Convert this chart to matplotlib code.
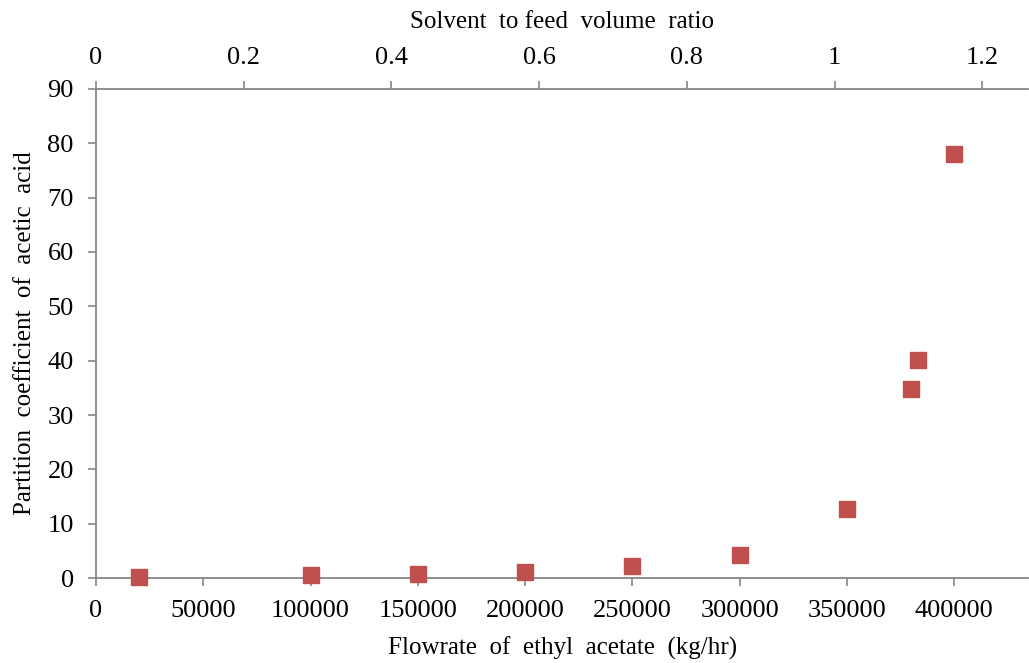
import matplotlib.pyplot as plt

# flowrate of ethyl acetate (kg/hr) vs partition coefficient of acetic acid
flowrate = [20000, 100000, 150000, 200000, 250000, 300000, 350000, 380000, 383000, 400000]
partition = [0.3, 0.5, 0.8, 1.2, 2.2, 4.3, 12.8, 34.8, 40.2, 78.0]

ytick_vals = [0, 10, 20, 30, 40, 50, 60, 70, 80, 90]
xtick_vals = [0, 50000, 100000, 150000, 200000, 250000, 300000, 350000, 400000]
top_ticks = [0, 0.2, 0.4, 0.6, 0.8, 1.0, 1.2]
top_labels = ["0", "0.2", "0.4", "0.6", "0.8", "1", "1.2"]

plt.rcParams['font.family'] = ['Liberation Serif', 'DejaVu Serif']
grey = '#868686'

fig = plt.figure(figsize=(10.29, 6.63), dpi=100)
ax = fig.add_axes([0.0933, 0.128, 0.906, 0.738])

ax.plot(flowrate, partition, 's', color='#C0504D', markersize=12,
        markeredgecolor='#C0504D', zorder=3, clip_on=False)

ax.set_xlim(0, 434500)
ax.set_ylim(0, 90)
ax.set_xticks(xtick_vals)
ax.set_xticklabels([str(v) for v in xtick_vals])
ax.set_yticks(ytick_vals)
ax.tick_params(axis='both', labelsize=19, color=grey, length=6, width=1.2, direction='out')
ax.tick_params(axis='x', pad=10)
ax.tick_params(axis='y', pad=10)
ax.spines['right'].set_visible(False)
ax.spines['top'].set_visible(False)
for s in ['left', 'bottom']:
    ax.spines[s].set_color(grey)
    ax.spines[s].set_linewidth(1.3)
ax.set_xlabel("Flowrate  of  ethyl  acetate  (kg/hr)", fontsize=18, labelpad=10)
ax.set_ylabel("Partition  coefficient  of  acetic  acid", fontsize=18, labelpad=8)

# secondary axis on top: solvent to feed volume ratio
ax2 = ax.twiny()
ax2.set_xlim(0, 1.2 * 932 / 886)
ax2.set_xticks(top_ticks)
ax2.set_xticklabels(top_labels)
ax2.tick_params(axis='x', labelsize=19, color=grey, length=6, width=1.2, direction='out', pad=8)
for s in ['left', 'right', 'bottom']:
    ax2.spines[s].set_visible(False)
ax2.spines['top'].set_color(grey)
ax2.spines['top'].set_linewidth(1.3)
ax2.set_xlabel("Solvent  to feed  volume  ratio", fontsize=18, labelpad=14)

fig.savefig("out.png", dpi=100)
☆ ☆ ☆ ☆
Your task is to repeat the material above exactly, without its pictures.

Convert this chart to matplotlib code.
import matplotlib.pyplot as plt

# flowrate of ethyl acetate (kg/hr) vs partition coefficient of acetic acid
flowrate = [20000, 100000, 150000, 200000, 250000, 300000, 350000, 380000, 383000, 400000]
partition = [0.3, 0.5, 0.8, 1.2, 2.2, 4.3, 12.8, 34.8, 40.2, 78.0]

ytick_vals = [0, 10, 20, 30, 40, 50, 60, 70, 80, 90]
xtick_vals = [0, 50000, 100000, 150000, 200000, 250000, 300000, 350000, 400000]
top_ticks = [0, 0.2, 0.4, 0.6, 0.8, 1.0, 1.2]
top_labels = ["0", "0.2", "0.4", "0.6", "0.8", "1", "1.2"]

plt.rcParams['font.family'] = ['Liberation Serif', 'DejaVu Serif']
grey = '#868686'

fig = plt.figure(figsize=(10.29, 6.63), dpi=100)
ax = fig.add_axes([0.0933, 0.128, 0.906, 0.738])

ax.plot(flowrate, partition, 's', color='#C0504D', markersize=12,
        markeredgecolor='#C0504D', zorder=3, clip_on=False)

ax.set_xlim(0, 434500)
ax.set_ylim(0, 90)
ax.set_xticks(xtick_vals)
ax.set_xticklabels([str(v) for v in xtick_vals])
ax.set_yticks(ytick_vals)
ax.tick_params(axis='both', labelsize=19, color=grey, length=6, width=1.2, direction='out')
ax.tick_params(axis='x', pad=10)
ax.tick_params(axis='y', pad=10)
ax.spines['right'].set_visible(False)
ax.spines['top'].set_visible(False)
for s in ['left', 'bottom']:
    ax.spines[s].set_color(grey)
    ax.spines[s].set_linewidth(1.3)
ax.set_xlabel("Flowrate  of  ethyl  acetate  (kg/hr)", fontsize=18, labelpad=10)
ax.set_ylabel("Partition  coefficient  of  acetic  acid", fontsize=18, labelpad=8)

# secondary axis on top: solvent to feed volume ratio
ax2 = ax.twiny()
ax2.set_xlim(0, 1.2 * 932 / 886)
ax2.set_xticks(top_ticks)
ax2.set_xticklabels(top_labels)
ax2.tick_params(axis='x', labelsize=19, color=grey, length=6, width=1.2, direction='out', pad=8)
for s in ['left', 'right', 'bottom']:
    ax2.spines[s].set_visible(False)
ax2.spines['top'].set_color(grey)
ax2.spines['top'].set_linewidth(1.3)
ax2.set_xlabel("Solvent  to feed  volume  ratio", fontsize=18, labelpad=14)

fig.savefig("out.png", dpi=100)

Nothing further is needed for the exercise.